Joanesburgo - Durante a sua conferência de imprensa de ontem, 9 de Junho, o Presidente da República, João Manuel Gonçalves Lourenço, falou sobre o estado da comunicação social no País e sobre a presença de observadores nas eleições gerais de Agosto próximo.

Fonte: Club-k.net

Sobre a comunicação social, o Presidente reconheceu que ainda há aspetos a melhorar, mas afirmou estar orgulhoso da comunicação social que o País tem. A gafe do Presidente reside no facto de a sua avaliação ter sido feita com base nos parâmetros “público” e “privado”, ou seja, houve progressos porque antes só existia a pública, agora já há muitas entidades privadas de comunicação social. Esta avaliação seria válida há 30 anos, quando o Presidente exercia o cargo de secretário do Bureau Político do MPLA para a Informação e Propaganda e controlava diretamente a comunicação social do Estado. Não serve para o Estado democrático de direito, do qual é presidente. O presidente explicou aos angolanos, finalmente, a principal razão porque a democracia está atrasada trinta anos.
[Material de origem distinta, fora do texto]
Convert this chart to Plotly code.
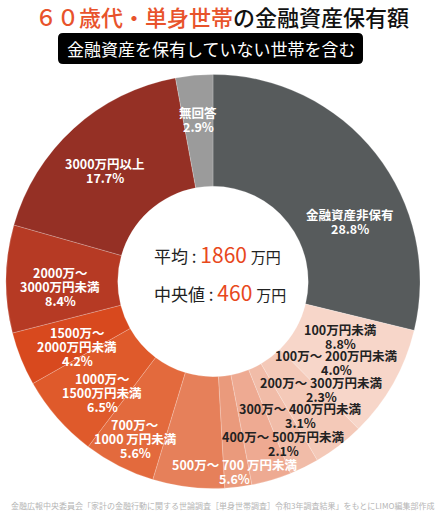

Num Estado democrático de direito, o desempenho da comunicação social é avaliado com base nos padrões de liberdade que caracterizam a liberdade de imprensa, a saber: isenção, pluralismo, igualdade, contraditório, imparcialidade, responsabilidade. Ontem, o Presidente não referiu nenhum destes parâmetros. Será que Angola de 2022 é governada por um executivo  não democrata, atrasado no tempo trinta anos?


A segunda gafe tem a ver com a observação eleitoral. O Presidente esqueceu-se, ou não foi informado, que a observação eleitoral não se limita ao acto eleitoral, no dia da eleição. Ela incide sobre o completo ciclo eleitoral, e não apenas sobre o acto eleitoral de 24 de Agosto. A observação pode ser de curto prazo ou de longo prazo. E não se faz às pressas, nem em cima da hora.

 

Em 2015, Angola subscreveu o compromisso internacional de “facilitar a observação de todo o ciclo eleitoral das suas eleições nacionais pelas Missões de Observação de Eleições da SADC, incluindo o envio de Missões de Boa Vontade, de Observadores a Longo Prazo, de Observadores a Curto Prazo, e processos de avaliação pré-eleitoral”. Porém, em 2017, Angola bloqueou a observação de longo prazo que determinadas organizações convidadas pretendiam efectuar. Ao mencionar agora que «a União Europeia não deve ter pressa», o Presidente está a insinuar novamente que Angola não está interessada na observação de longo prazo, que inclui, a observação da “liberdade, igualdade, imparcialidade e justiça” durante os actos de actualização do registo dos eleitores, a observação do comportamento da comunicação social do Estado no período pré eleitoral, a observação dos actos velados de corrupção eleitoral no período pré eleitoral, a observação da gestão do contencioso pré eleitoral pelos órgãos competentes, etc..


A observação eleitoral mais eficaz é a de longo prazo e inclui várias visitas durante o processo de organização das eleições. A avaliação da democraticidade e transparência das eleições já não se faz com base no período eleitoral e muito menos no dia da votação. Avalia-se o processo todo, e não apenas o acto eleitoral. A ênfase já não é no civismo dos eleitores, mas na igualdade de oportunidades, no acesso à informação, no tratamento igual dispensado pela comunicação social pública a todos os candidatos e na igualdade e equidade dos recursos materiais utilizados antes e durante as campanhas eleitorais, abertas ou veladas, formais ou informais. A ênfase é na independência funcional da administração eleitoral em relação ao poder político. Na sua isenção, competência, apartidarismo e profissionalismo.


O comportamento atual da comunicação social pública, que trata de modo claramente desigual e parcial o Partido do governo, não garante a realização de eleições livres e justas, segundo os padrões universais da democracia.


Naturalmente, não são os observadores que garantem a validade da eleição, são os Tribunais. Porém, é o povo soberano que deve estar confiante na integridade da Administração Eleitoral e no seu funcionamento imparcial. Para tal, a Administração eleitoral deve estar acima de suspeita, deve pautar a sua conduta com isenção, imparcialidade, probidade e transparência, prosseguindo sempre o interesse público.


Se o Presidente da República quer mesmo eleições livres e justas, se o Presidente não tem medo da liberdade do povo, se o presidente acredita na democracia e na soberania do povo, então, deve libertar primeiro os órgãos públicos de comunicação social da sua tutela e colocar a TPA e a ZImbo sob tutela de uma entidade reguladora claramente independente aos olhos de todos. Sem isso, as eleições não poderão ser consideradas ainda “livres e justas”.